The dining geography breaks cleanly. The CBD and South Bank deliver the river-view power rooms: Supernormal at 443 Queen Street with its Story Bridge panorama, Stokehouse Q planted on the riverbank at South Bank, and Exhibition buried underground on Edward Street in a building that predates Federation. For the serious tasting menu, Paddington and Fortitude Valley are the precincts that matter. Attimi sits on Given Terrace in a room that once housed Montrachet itself. Agnes burns on Agnes Street in a warehouse that smells of ironbark and triumph. And Essa, on Robertson Street, is the quiet achiever that food critics keep returning to when they want to eat rather than perform.
West End earns its place for atmosphere. August occupies a deconsecrated church on Dornoch Terrace, its stained glass and soaring pitched ceiling making it the most theatrical dining room in Brisbane that isn’t underground. +81 Sushi Kappo on the same side of the river offers twelve seats and a Tokyo-trained chef operating at the outer limits of his craft.
The hat system — Australia’s Good Food Guide hats — functions as the local benchmark in the absence of Michelin. Three hats is the ceiling, and Brisbane now holds multiple two-hat venues. But the most exciting local cuisine frequently resists the hat system entirely: wood-fire bistros, hidden laneway bars, and counter-dining rooms that feed twelve people a night and could fill three hundred if they chose to.
Reservations are essential at the top end.

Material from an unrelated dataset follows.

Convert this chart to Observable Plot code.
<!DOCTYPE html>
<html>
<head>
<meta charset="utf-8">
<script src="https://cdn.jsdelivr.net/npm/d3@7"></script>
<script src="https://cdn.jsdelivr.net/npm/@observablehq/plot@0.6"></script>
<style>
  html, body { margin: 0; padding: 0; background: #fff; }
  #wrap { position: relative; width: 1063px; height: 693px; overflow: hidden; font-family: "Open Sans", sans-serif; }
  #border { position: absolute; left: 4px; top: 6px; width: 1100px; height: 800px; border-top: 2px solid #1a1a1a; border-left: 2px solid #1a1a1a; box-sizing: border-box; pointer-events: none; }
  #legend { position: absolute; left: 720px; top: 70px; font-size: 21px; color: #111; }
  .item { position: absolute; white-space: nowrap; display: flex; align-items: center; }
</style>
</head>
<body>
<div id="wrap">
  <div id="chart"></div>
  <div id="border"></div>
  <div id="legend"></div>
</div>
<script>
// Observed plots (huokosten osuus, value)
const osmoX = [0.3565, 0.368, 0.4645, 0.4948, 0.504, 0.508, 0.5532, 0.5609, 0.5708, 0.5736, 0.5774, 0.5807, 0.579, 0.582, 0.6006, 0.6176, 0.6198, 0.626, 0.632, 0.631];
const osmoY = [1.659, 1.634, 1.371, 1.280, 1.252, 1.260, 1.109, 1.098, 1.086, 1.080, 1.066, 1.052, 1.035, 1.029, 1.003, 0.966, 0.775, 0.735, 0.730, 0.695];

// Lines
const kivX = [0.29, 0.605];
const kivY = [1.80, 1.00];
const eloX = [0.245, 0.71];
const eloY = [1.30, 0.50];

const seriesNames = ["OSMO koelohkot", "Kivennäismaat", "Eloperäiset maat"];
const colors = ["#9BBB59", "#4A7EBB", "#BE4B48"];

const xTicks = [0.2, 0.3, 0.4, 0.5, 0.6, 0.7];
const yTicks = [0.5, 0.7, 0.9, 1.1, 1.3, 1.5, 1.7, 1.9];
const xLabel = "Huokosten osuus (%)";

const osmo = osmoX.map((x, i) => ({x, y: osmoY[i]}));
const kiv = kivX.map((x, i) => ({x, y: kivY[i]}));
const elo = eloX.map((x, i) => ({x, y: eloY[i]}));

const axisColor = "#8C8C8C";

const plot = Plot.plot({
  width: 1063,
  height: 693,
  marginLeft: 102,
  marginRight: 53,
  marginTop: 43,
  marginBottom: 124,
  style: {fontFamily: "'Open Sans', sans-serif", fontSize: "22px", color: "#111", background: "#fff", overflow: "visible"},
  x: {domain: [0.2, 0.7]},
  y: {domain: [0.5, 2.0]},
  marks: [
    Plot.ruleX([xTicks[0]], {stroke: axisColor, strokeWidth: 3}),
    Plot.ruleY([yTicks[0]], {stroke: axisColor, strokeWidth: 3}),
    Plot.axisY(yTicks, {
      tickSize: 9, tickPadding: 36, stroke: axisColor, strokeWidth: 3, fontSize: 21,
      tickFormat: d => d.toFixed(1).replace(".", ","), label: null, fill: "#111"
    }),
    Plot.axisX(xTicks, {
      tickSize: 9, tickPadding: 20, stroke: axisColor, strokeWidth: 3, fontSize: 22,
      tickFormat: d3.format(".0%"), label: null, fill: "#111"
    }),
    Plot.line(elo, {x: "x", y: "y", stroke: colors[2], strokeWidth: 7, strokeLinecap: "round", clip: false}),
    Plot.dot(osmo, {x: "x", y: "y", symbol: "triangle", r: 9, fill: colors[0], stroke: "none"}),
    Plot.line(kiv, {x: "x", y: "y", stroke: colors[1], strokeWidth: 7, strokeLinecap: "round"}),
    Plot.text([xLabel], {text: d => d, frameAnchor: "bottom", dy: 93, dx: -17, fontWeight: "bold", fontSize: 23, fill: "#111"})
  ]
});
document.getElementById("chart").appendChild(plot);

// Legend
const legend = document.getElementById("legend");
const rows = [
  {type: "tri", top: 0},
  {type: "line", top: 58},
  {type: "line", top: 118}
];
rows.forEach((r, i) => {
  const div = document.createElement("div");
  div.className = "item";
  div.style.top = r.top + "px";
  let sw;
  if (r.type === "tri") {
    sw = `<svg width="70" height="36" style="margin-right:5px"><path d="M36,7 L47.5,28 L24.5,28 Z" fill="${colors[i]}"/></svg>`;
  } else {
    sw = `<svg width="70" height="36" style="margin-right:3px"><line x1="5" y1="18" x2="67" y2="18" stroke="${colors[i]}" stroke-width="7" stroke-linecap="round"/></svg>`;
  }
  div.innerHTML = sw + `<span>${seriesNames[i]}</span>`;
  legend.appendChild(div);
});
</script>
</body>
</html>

Attimi books out weeks in advance. Exhibition takes reservations by the month. Agnes can be booked on the night if you’re lucky, but luck is unreliable — book ahead. Most restaurants accept reservations through their own websites or OpenTable; Resy is less common here than in the US or UK. For walk-in options, the bar at Hôntô and the bar seating at Supernormal are the best contingencies in the city.

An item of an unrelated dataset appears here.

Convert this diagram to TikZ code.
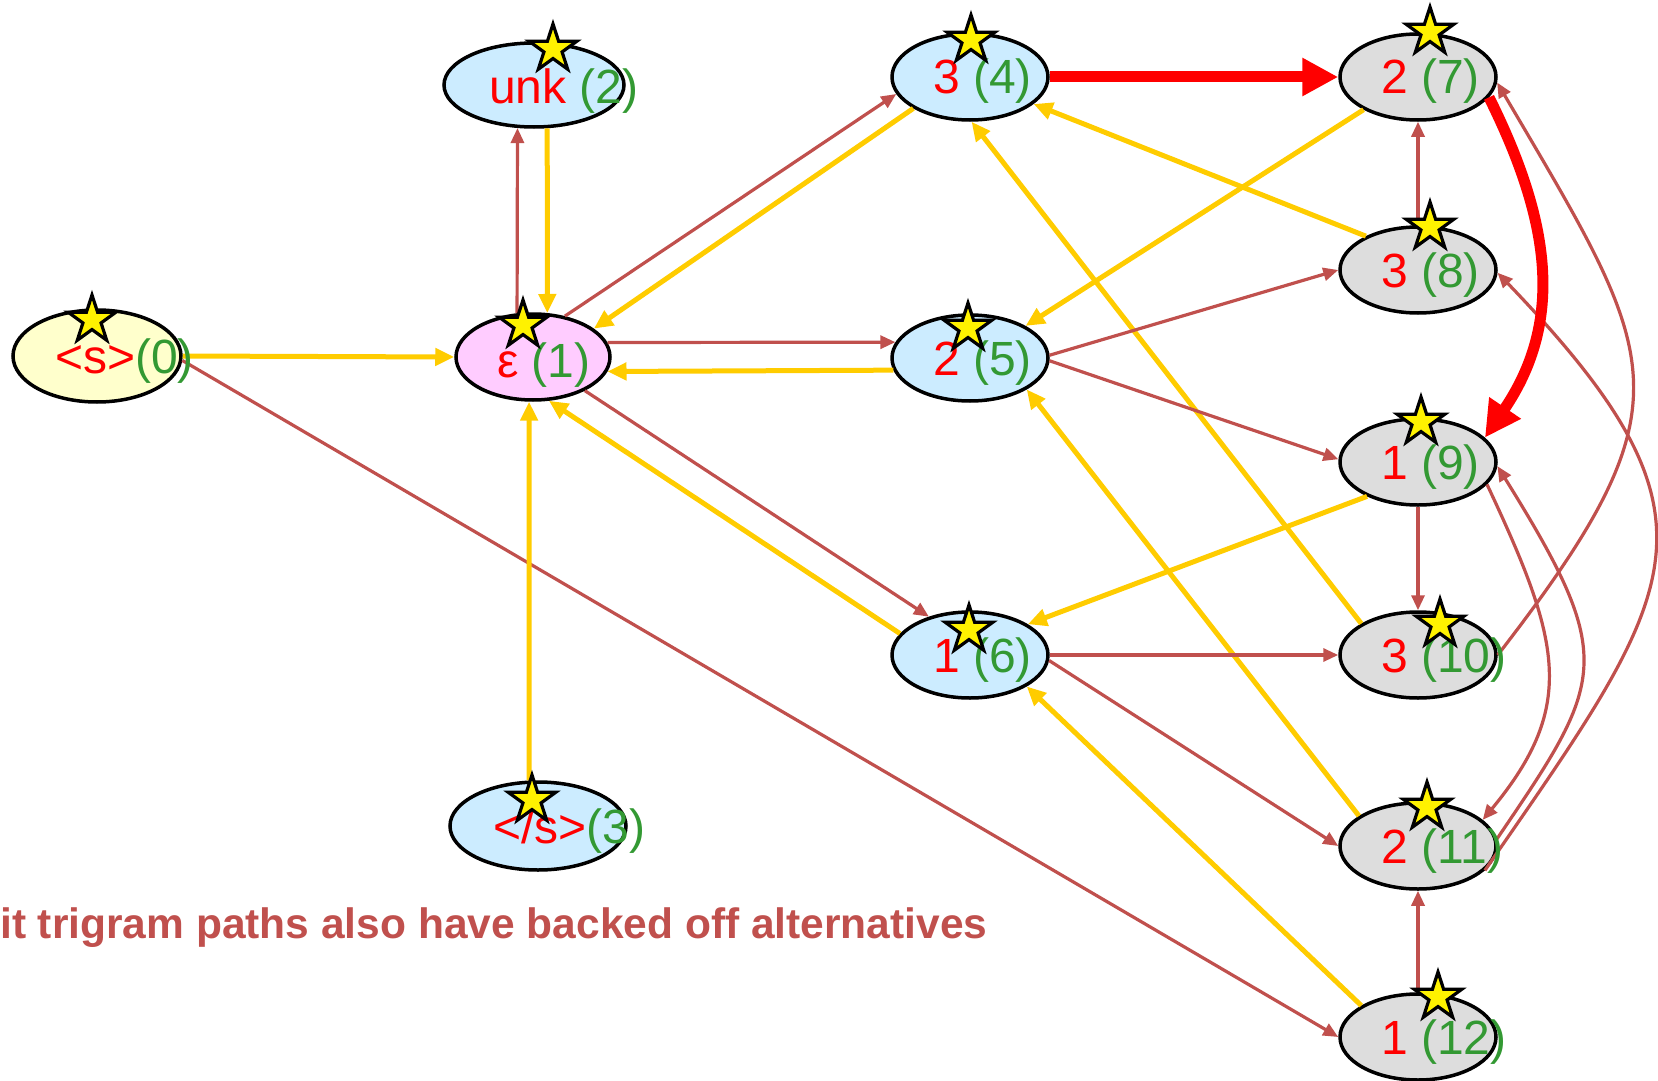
\documentclass[tikz,border=0pt]{standalone}
\usepackage{fontspec}
\setmainfont{Liberation Sans}
\usetikzlibrary{shapes.geometric,arrows.meta}
\definecolor{edgered}{HTML}{C0504D}
\definecolor{edgeyel}{HTML}{FFCC00}
\definecolor{lblred}{HTML}{FF0000}
\definecolor{lblgreen}{HTML}{339933}
\definecolor{fillyel}{HTML}{FFFFCC}
\definecolor{fillpink}{HTML}{FFCCFF}
\definecolor{fillblue}{HTML}{CCECFF}
\definecolor{fillgray}{HTML}{DDDDDD}
\newcommand\nlab[2]{\textcolor{lblred}{#1}\textcolor{lblgreen}{#2}}
\newcommand\nlabsp[2]{\textcolor{lblred}{#1} \textcolor{lblgreen}{#2}}
\tikzset{
 stnode/.style={ellipse, draw=black, line width=3.5pt, minimum width=156pt, minimum height=86pt, inner sep=0pt},
 lbl/.style={anchor=base west, inner sep=0pt, font=\fontsize{48}{52}\selectfont},
 starmark/.style={star, star points=5, star point ratio=2.618, minimum size=50pt, inner sep=0pt, fill=yellow, draw=black, line width=3.2pt},
 redarr/.style={draw=edgered, line width=3.2pt, -{Triangle[length=15pt,width=13pt]}},
 yelarr/.style={draw=edgeyel, line width=5pt, -{Triangle[length=19pt,width=17pt]}},
 bigarr/.style={draw=red, line width=11pt, -{Triangle[length=36pt,width=36pt]}},
}
\begin{document}
\begin{tikzpicture}[x=1pt,y=-1pt]
\useasboundingbox (0,0) rectangle (1658,1081);
% states
\node[stnode, fill=fillyel, minimum width=168pt, minimum height=92pt] (n0) at (97,356) {};
\node[stnode, fill=fillpink, minimum width=154pt, minimum height=86pt] (n1) at (533,357) {};
\node[stnode, fill=fillblue, minimum width=180pt, minimum height=84pt] (n2) at (534,85) {};
\node[stnode, fill=fillblue, minimum width=176pt, minimum height=88pt] (n3) at (538,826) {};
\node[stnode, fill=fillblue] (n4) at (970,77) {};
\node[stnode, fill=fillblue] (n5) at (970,358) {};
\node[stnode, fill=fillblue] (n6) at (970,655) {};
\node[stnode, fill=fillgray] (n7) at (1418,77) {};
\node[stnode, fill=fillgray] (n8) at (1418,270) {};
\node[stnode, fill=fillgray] (n9) at (1418,462) {};
\node[stnode, fill=fillgray] (n10) at (1418,655) {};
\node[stnode, fill=fillgray] (n11) at (1418,846) {};
\node[stnode, fill=fillgray] (n12) at (1418,1037) {};
% edges
\draw[yelarr] (n0.east) -- (n1.west);
\draw[redarr] (n0.-3) -- (n12.west);
\draw[redarr] (n1.110) -- (n2.-111);
\draw[yelarr] (n2.-73) -- (n1.72);
\draw[redarr] (n1.52) -- (n4.-167);
\draw[yelarr] (n4.-151) -- (n1.25);
\draw[redarr] (n1.11) -- (n5.168);
\draw[yelarr] (n5.-171) -- (n1.-11);
\draw[redarr] (n1.-33) -- (n6.137);
\draw[yelarr] (n6.163) -- (n1.-70);
\draw[yelarr] (n3.101) -- (n1.-95);
\draw[yelarr] (n7.-149) -- (n5.30);
\draw[yelarr] (n8.147) -- (n4.-23);
\draw[yelarr] (n9.-146) -- (n6.28);
\draw[yelarr] (n10.151) -- (n4.-88);
\draw[yelarr] (n11.153) -- (n5.-29);
\draw[yelarr] (n12.151) -- (n6.-29);
\draw[redarr] (n5.2) -- (n8.west);
\draw[redarr] (n5.-2) -- (n9.178);
\draw[redarr] (n6.east) -- (n10.west);
\draw[redarr] (n6.-4) -- (n11.west);
\draw[redarr] (n8.north) -- (n7.south);
\draw[redarr] (n9.south) -- (n10.north);
\draw[redarr] (n12.north) -- (n11.south);
\draw[redarr] (n10.east) .. controls (1695,400) and (1660,360) .. (n7.-4);
\draw[redarr] (n11.-20) .. controls (1681,587) and (1736,521) .. (n8.-2);
\draw[redarr] (n9.-18) .. controls (1560,640) and (1578,705) .. (n11.22);
\draw[redarr] (n11.5) .. controls (1605,680) and (1618,660) .. (n9.-3);
\draw[bigarr] (n4.east) -- (n7.west);
\draw[bigarr] (n7.-16) .. controls (1550,220) and (1565,320) .. (n9.20);
% labels
\node[lbl] (l0) at (55,373) {\nlab{<s>}{(0)}};
\node[lbl] (l1) at (497,377) {\nlabsp{ε}{(1)}};
\node[lbl] (l2) at (489,103) {\nlabsp{unk}{(2)}};
\node[lbl] (l3) at (493,843) {\nlab{</s>}{(3)}};
\node[lbl] (l4) at (933,94) {\nlabsp{3}{(4)}};
\node[lbl] (l5) at (933,375) {\nlabsp{2}{(5)}};
\node[lbl] (l6) at (933,672) {\nlabsp{1}{(6)}};
\node[lbl] (l7) at (1381,94) {\nlabsp{2}{(7)}};
\node[lbl] (l8) at (1381,287) {\nlabsp{3}{(8)}};
\node[lbl] (l9) at (1381,479) {\nlabsp{1}{(9)}};
\node[lbl] (l10) at (1381,672) {\nlabsp{3}{(10)}};
\node[lbl] (l11) at (1381,863) {\nlabsp{2}{(11)}};
\node[lbl] (l12) at (1381,1054) {\nlabsp{1}{(12)}};
% stars
\node[starmark] (s0) at (92,320) {};
\node[starmark] (s1) at (523,325) {};
\node[starmark] (s2) at (553,49) {};
\node[starmark] (s3) at (532,800) {};
\node[starmark] (s4) at (971,40) {};
\node[starmark] (s5) at (968,328) {};
\node[starmark] (s6) at (969,630) {};
\node[starmark] (s7) at (1430,32) {};
\node[starmark] (s8) at (1430,227) {};
\node[starmark] (s9) at (1421,422) {};
\node[starmark] (s10) at (1440,624) {};
\node[starmark] (s11) at (1427,807) {};
\node[starmark] (s12) at (1438,997) {};
% caption
\node[anchor=base west, inner sep=0pt, text=edgered, font=\fontsize{42.5}{50}\selectfont\bfseries] (cap) at (0,938) {it trigram paths also have backed off alternatives};
\end{tikzpicture}
\end{document}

Brisbane CBD & South Bank: The river-view district. Supernormal, Stokehouse Q, Donna Chang, Exhibition, and Marlowe on Fish Lane occupy this zone. Best for special occasions with a view and business entertaining with riverside gravitas.
Fortitude Valley: Brisbane’s culinary epicentre. Agnes, Essa, and Hôntô anchor a precinct that combines industrial warehouse charm with some of the tightest kitchen discipline in the country.

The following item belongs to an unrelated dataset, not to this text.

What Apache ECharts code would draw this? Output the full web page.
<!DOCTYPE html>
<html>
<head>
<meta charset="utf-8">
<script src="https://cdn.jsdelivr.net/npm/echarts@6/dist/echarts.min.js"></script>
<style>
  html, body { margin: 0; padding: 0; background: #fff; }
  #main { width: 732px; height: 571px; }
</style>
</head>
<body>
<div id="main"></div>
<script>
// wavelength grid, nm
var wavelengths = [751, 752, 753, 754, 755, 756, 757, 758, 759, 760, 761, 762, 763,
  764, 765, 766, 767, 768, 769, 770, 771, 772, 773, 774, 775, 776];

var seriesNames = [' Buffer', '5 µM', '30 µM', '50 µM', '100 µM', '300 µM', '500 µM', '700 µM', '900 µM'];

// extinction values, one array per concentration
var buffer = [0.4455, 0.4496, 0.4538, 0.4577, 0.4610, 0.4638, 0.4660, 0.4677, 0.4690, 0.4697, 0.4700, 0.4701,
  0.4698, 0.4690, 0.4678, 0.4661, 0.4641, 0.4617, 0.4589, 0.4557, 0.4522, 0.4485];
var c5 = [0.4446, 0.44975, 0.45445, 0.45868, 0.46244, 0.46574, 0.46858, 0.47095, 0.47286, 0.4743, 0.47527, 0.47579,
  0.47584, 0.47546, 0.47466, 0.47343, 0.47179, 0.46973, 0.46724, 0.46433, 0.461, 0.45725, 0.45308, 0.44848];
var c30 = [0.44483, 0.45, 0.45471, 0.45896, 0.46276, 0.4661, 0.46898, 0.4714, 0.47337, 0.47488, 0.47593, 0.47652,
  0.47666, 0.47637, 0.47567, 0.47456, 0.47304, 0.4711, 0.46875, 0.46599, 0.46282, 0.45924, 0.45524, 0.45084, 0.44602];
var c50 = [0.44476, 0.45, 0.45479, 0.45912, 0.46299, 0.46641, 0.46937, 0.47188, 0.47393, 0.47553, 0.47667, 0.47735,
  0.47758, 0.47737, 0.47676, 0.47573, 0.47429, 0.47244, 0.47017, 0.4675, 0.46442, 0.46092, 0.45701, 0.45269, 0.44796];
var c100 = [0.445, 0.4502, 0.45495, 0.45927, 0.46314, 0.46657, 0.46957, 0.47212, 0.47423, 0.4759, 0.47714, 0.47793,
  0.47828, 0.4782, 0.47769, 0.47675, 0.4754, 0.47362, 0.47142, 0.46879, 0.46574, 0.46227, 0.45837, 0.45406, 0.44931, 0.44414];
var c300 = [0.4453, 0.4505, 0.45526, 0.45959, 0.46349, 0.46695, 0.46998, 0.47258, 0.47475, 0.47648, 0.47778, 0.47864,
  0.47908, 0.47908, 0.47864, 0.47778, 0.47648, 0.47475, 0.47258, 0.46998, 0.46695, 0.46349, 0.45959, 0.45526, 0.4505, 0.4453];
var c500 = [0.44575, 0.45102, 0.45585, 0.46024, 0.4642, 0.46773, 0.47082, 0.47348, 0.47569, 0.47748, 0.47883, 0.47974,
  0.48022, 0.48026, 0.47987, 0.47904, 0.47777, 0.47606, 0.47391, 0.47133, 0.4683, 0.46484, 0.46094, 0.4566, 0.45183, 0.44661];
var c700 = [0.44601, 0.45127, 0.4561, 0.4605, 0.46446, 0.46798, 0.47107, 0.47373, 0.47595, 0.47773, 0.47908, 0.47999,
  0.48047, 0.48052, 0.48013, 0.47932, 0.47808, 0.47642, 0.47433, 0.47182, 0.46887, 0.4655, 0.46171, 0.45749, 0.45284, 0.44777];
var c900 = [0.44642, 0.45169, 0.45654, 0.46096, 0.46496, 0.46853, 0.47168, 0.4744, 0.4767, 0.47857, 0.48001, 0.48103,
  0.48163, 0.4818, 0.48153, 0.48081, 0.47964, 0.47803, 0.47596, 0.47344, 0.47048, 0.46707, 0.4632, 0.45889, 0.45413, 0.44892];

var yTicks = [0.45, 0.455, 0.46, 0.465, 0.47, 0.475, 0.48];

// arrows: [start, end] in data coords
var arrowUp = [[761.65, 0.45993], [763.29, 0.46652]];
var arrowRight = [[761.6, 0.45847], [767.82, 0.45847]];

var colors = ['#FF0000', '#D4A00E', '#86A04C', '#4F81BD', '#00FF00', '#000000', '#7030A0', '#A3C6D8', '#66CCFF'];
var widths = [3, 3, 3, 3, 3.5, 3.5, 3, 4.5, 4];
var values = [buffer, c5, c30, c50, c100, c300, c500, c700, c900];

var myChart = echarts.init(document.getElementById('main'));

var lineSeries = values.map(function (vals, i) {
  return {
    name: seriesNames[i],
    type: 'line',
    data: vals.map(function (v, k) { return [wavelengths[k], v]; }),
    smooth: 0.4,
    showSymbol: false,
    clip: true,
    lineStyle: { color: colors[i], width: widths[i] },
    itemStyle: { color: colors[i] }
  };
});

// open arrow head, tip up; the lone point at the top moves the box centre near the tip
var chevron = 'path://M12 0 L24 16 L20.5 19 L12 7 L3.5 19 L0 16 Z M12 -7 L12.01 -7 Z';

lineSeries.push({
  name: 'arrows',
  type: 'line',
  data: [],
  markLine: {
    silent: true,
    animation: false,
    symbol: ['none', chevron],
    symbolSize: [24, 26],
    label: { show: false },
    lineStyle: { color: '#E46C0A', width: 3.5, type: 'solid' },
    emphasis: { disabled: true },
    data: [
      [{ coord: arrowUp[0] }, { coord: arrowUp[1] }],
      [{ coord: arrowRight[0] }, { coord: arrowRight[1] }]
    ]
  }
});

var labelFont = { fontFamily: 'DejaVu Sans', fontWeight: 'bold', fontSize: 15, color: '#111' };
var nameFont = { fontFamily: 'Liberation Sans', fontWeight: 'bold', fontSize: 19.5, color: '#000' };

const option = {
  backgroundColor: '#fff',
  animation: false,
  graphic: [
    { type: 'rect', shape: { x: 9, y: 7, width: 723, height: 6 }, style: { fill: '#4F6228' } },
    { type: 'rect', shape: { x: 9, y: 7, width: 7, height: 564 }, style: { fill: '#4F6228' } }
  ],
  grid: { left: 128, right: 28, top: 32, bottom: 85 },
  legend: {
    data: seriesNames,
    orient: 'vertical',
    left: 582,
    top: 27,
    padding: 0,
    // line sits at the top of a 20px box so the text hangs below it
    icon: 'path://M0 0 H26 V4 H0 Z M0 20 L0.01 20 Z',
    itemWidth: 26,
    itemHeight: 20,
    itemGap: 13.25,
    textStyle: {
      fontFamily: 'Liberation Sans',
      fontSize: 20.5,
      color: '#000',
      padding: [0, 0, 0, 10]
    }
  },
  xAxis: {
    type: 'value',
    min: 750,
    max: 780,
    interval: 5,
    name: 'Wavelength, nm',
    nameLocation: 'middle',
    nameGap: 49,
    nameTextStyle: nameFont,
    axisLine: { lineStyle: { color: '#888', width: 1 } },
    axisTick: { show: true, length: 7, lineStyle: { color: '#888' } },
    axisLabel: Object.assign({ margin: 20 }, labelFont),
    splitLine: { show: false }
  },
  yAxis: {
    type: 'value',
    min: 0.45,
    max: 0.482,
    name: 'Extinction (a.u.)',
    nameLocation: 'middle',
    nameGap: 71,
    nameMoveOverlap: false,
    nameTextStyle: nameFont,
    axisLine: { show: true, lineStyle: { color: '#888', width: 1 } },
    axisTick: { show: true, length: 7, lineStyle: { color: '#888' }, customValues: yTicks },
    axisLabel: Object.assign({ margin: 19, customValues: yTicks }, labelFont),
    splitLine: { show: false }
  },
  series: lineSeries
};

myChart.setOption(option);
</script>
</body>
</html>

Paddington & West End: The neighbourhood dining belt. Attimi on Given Terrace and August on Dornoch Terrace represent the heights of the form — intimate, neighbourhood-scaled, but dining at the very top of the bracket.
South Bank & Bowen Hills: Takashiya’s omakase counter near the Emporium Hotel and Montrachet’s venerable French brasserie in Bowen Hills complete the city’s dining map.
Reservations: Book at least two weeks ahead for Attimi, Exhibition, and Takashiya. Agnes and Essa are marginally more accessible but still fill quickly. Supernormal and Stokehouse Q can sometimes accommodate same-week bookings.
Dress Code: Brisbane dining is smart casual at the higher end — no ties required, but trainers and shorts will feel out of place at Montrachet or Attimi. The city’s warmth means linen is never inappropriate.
Tipping: Not compulsory in Australia but increasingly welcomed at fine dining venues. 10% is generous; 15% is exceptional. Card surcharges (typically 0.5–1.5%) are standard and legally disclosed on menus.
Best Time to Visit: Brisbane’s subtropical climate makes outdoor dining genuinely year-round. Winter (June–August) is the golden season — warm days, cool evenings, zero humidity. The rooftop at Marlowe peaks in these months.